Across the material below, how many lines contain the word "this"? Give only the number.

> _Entries provided_
## BEGIN
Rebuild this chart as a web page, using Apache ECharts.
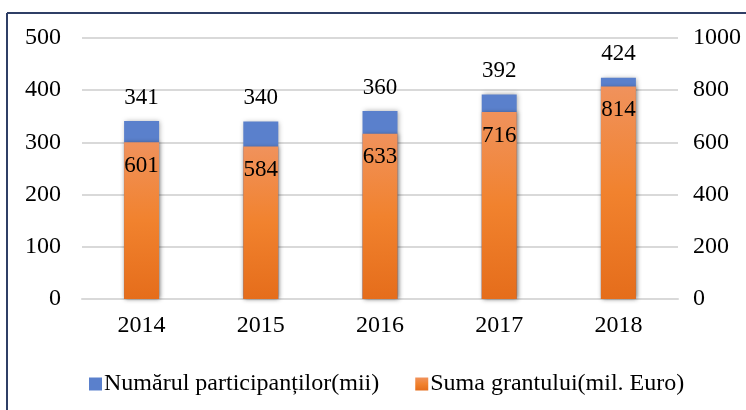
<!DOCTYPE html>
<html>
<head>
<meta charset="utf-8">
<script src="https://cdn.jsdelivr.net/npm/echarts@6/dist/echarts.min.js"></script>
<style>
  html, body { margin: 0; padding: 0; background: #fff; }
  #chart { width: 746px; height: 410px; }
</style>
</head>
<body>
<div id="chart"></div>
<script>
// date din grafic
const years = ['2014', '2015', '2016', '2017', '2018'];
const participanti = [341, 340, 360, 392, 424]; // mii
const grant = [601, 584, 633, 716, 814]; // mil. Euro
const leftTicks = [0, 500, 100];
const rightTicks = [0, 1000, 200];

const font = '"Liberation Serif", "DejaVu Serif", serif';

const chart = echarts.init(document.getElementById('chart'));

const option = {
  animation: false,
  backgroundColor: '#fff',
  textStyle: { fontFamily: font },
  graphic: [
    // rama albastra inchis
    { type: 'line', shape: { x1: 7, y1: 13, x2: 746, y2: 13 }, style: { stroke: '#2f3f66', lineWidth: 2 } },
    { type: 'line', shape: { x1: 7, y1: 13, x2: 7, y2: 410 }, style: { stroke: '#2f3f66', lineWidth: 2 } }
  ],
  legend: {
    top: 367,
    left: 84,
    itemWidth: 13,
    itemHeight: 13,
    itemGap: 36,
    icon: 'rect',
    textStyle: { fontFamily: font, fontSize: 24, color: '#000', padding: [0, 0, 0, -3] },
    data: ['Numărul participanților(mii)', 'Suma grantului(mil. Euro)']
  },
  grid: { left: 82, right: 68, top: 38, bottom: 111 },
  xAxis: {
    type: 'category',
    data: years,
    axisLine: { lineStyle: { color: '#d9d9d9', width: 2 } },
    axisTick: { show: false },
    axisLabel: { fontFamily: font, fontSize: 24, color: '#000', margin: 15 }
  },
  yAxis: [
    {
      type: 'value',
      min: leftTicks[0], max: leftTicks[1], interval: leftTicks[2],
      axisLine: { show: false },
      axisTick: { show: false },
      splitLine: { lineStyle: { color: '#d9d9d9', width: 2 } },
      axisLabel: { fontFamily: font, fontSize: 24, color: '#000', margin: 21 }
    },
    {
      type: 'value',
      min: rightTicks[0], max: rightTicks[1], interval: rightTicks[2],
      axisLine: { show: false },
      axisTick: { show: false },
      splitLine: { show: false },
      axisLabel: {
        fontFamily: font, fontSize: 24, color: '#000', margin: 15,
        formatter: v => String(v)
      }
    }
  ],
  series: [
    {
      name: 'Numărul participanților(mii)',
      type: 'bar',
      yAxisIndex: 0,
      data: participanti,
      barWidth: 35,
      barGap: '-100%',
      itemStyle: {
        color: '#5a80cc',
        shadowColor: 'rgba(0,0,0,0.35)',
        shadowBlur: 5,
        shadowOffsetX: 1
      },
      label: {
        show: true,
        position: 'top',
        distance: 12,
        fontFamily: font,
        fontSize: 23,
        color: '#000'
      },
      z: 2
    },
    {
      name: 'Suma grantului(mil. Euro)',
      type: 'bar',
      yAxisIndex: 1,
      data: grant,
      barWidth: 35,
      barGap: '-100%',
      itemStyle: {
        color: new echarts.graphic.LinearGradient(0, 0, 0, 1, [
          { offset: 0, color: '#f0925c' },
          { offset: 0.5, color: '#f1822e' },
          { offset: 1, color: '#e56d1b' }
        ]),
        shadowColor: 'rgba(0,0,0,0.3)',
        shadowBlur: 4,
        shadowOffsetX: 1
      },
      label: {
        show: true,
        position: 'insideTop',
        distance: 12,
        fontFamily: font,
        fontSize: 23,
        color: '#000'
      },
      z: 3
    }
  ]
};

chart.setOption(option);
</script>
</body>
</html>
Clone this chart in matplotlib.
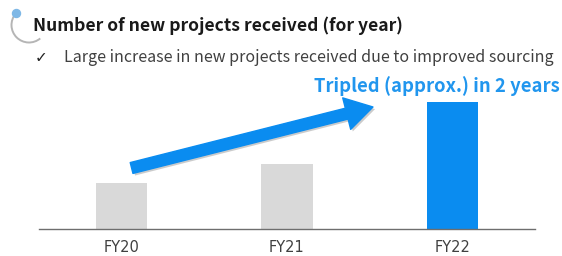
## END
## BEGIN
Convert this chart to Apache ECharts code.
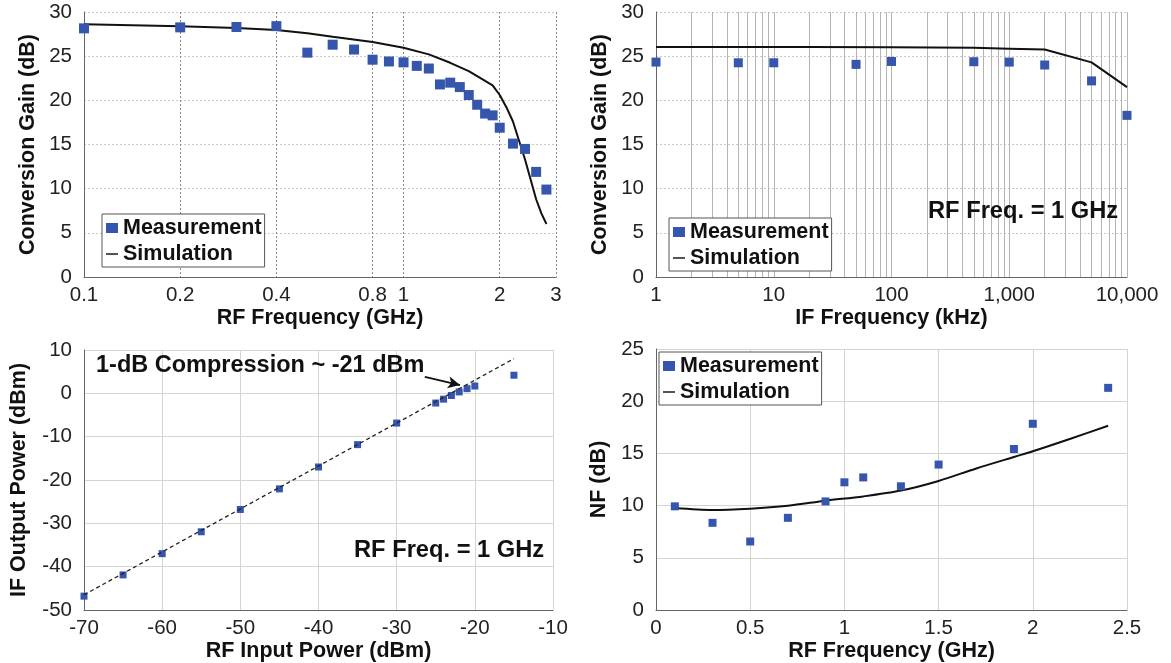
## END
> _Response to the task_
3